The inspiration and innovation of Herbert Chapman had transformed the Gunners from also-rans to the dominant force in football. After his premature death in January 1934, it was left to George Allison to continue the great work done by his legendary predecessor.
Allison delivered. He formally took charge at the end of the 1933/34 season after a second successive title had been secured. Allison became the Club's figurehead while Tom Whittaker and Joe Shaw assisted with coaching. With that combination in place and some of the finest players in the world at Highbury, a hat-trick of championships was completed.
Arsenal eventually saw off the stern challenge of Sunderland, finishing four points ahead of the Wearside club.
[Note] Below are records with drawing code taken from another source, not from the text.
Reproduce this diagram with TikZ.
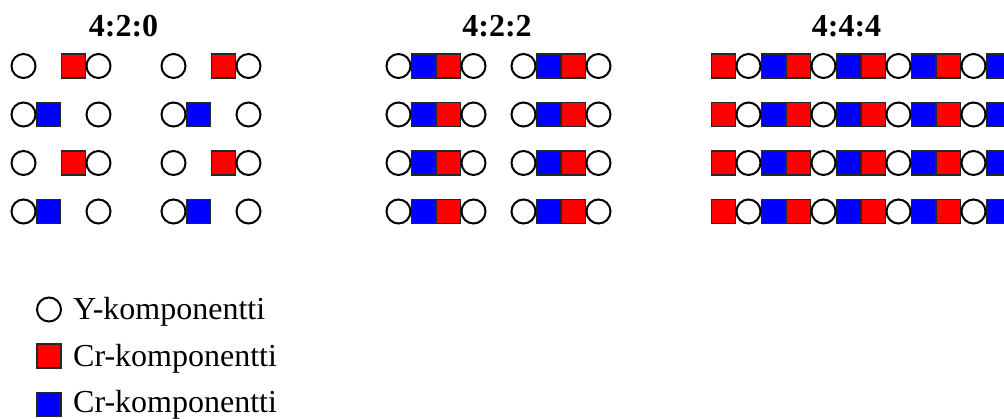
\documentclass[tikz,border=0pt]{standalone}
\usepackage{fontspec}
\setmainfont{Liberation Serif}
\begin{document}
\begin{tikzpicture}[x=1pt,y=-1pt,
  ycomp/.style={circle,draw=black,line width=2pt,fill=white,minimum size=24pt,inner sep=0pt},
  crsq/.style={rectangle,draw=black!85,line width=1.6pt,fill=red,minimum size=24pt,inner sep=0pt},
  cbsq/.style={rectangle,draw=black!85,line width=1.6pt,fill=blue,minimum size=24pt,inner sep=0pt},
  title/.style={font=\fontsize{32}{38}\selectfont\bfseries,anchor=base,inner sep=0pt},
  legtext/.style={font=\fontsize{32}{38}\selectfont,anchor=base west,inner sep=0pt}]
\useasboundingbox (0,0) rectangle (1004,419);
\clip (0,0) rectangle (1004,419);
% titles
\node[title] (t420) at (123.5,37) {4:2:0};
\node[title] (t422) at (497,37) {4:2:2};
\node[title] (t444) at (846.5,37) {4:4:4};
\foreach \r/\y in {1/66,2/114.5,3/163,4/211.5}{
  % 4:2:0
  \ifodd\r
    \foreach \c/\s in {0/ycomp,2/crsq,3/ycomp,6/ycomp,8/crsq,9/ycomp}
      \node[\s] (a\r-\c) at ({23.5+25*\c},\y) {};
  \else
    \foreach \c/\s in {0/ycomp,1/cbsq,3/ycomp,6/ycomp,7/cbsq,9/ycomp}
      \node[\s] (a\r-\c) at ({23.5+25*\c},\y) {};
  \fi
  % 4:2:2
  \foreach \c/\s in {16/cbsq,17/crsq,15/ycomp,18/ycomp,21/cbsq,22/crsq,20/ycomp,23/ycomp}
    \node[\s] (b\r-\c) at ({23.5+25*\c},\y) {};
  % 4:4:4
  \foreach \k in {0,...,3}{
    \node[crsq] (c\r-\k r) at ({23.5+25*(28+3*\k)},\y) {};
    \node[cbsq] (c\r-\k b) at ({23.5+25*(30+3*\k)},\y) {};
    \node[ycomp] (c\r-\k y) at ({23.5+25*(29+3*\k)},\y) {};
  }
}
% legend
\node[ycomp] (ly) at (49,309.5) {};
\node[crsq] (lr) at (49,356) {};
\node[cbsq] (lb) at (49,404.5) {};
\node[legtext] (tly) at (73,320) {Y-komponentti};
\node[legtext] (tlr) at (73,367) {Cr-komponentti};
\node[legtext] (tlb) at (73,413) {Cr-komponentti};
\end{tikzpicture}
\end{document}
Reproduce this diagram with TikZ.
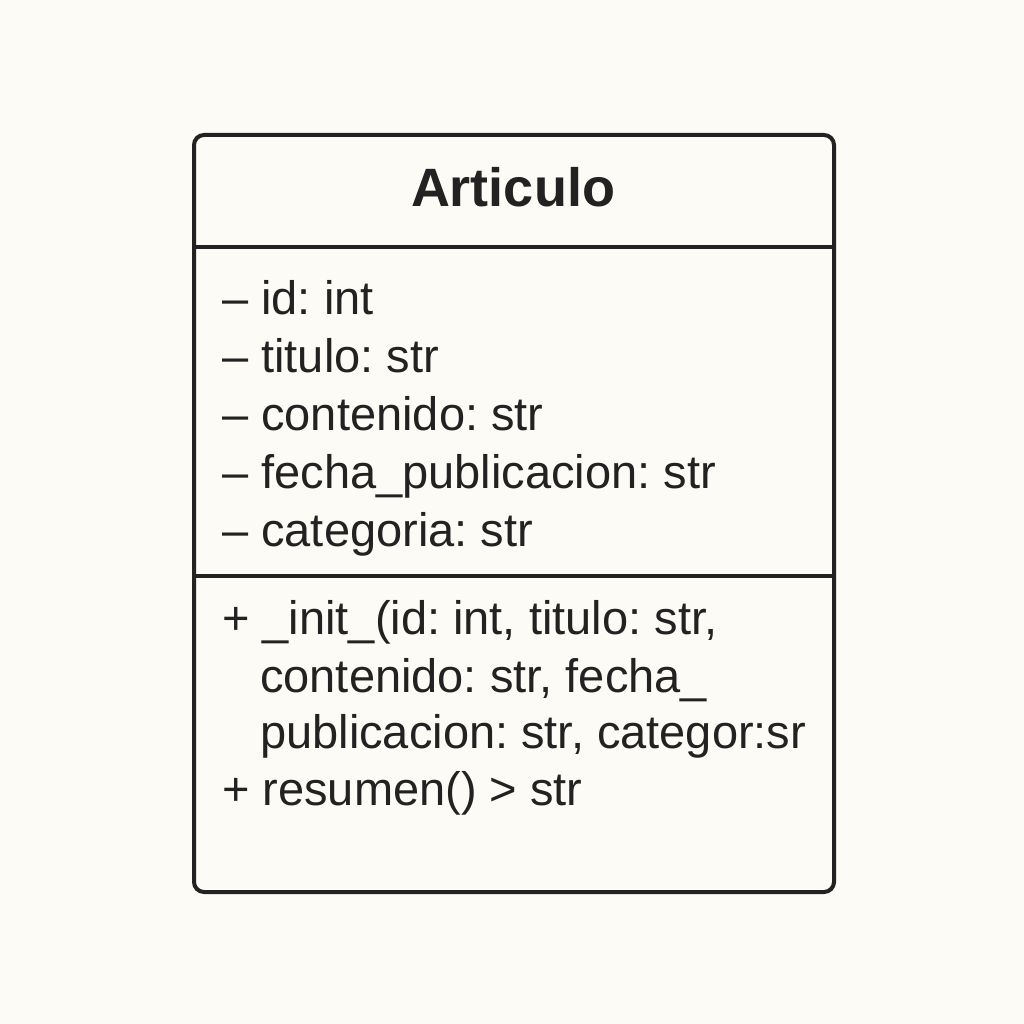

A crowd of 73,295 crammed into Highbury on March 9, 1935 to see the title contenders draw 0-0. That remains a record attendance for an Arsenal home game.
That goalless draw was a rare event at Highbury in those days. Indeed, Arsenal crushed a number of opponents at their old home during the 1934/35 season: Leicester and Middlesbrough both lost 8-0, Liverpool were beaten 8-1 and Wolves were thrashed 7-0. There was also a 6-0 win at Tottenham to savour.
Ted Drake was the main tormentor of opposition defences. He netted 42 times in the league, still an Arsenal record for a single season. And Drake was one of seven Arsenal players who lined up for England against Italy at Highbury on November 14, 1934.
That underlined Arsenal's strength at the time and it was no surprise when they completed their hat-trick of titles. The Gunners remain only one of four clubs to have won the championship three years running. The others are Huddersfield Town (1925, 1926, 1927), Liverpool (1982, 1983, 1984) and Manchester United (1999, 2000, 2001).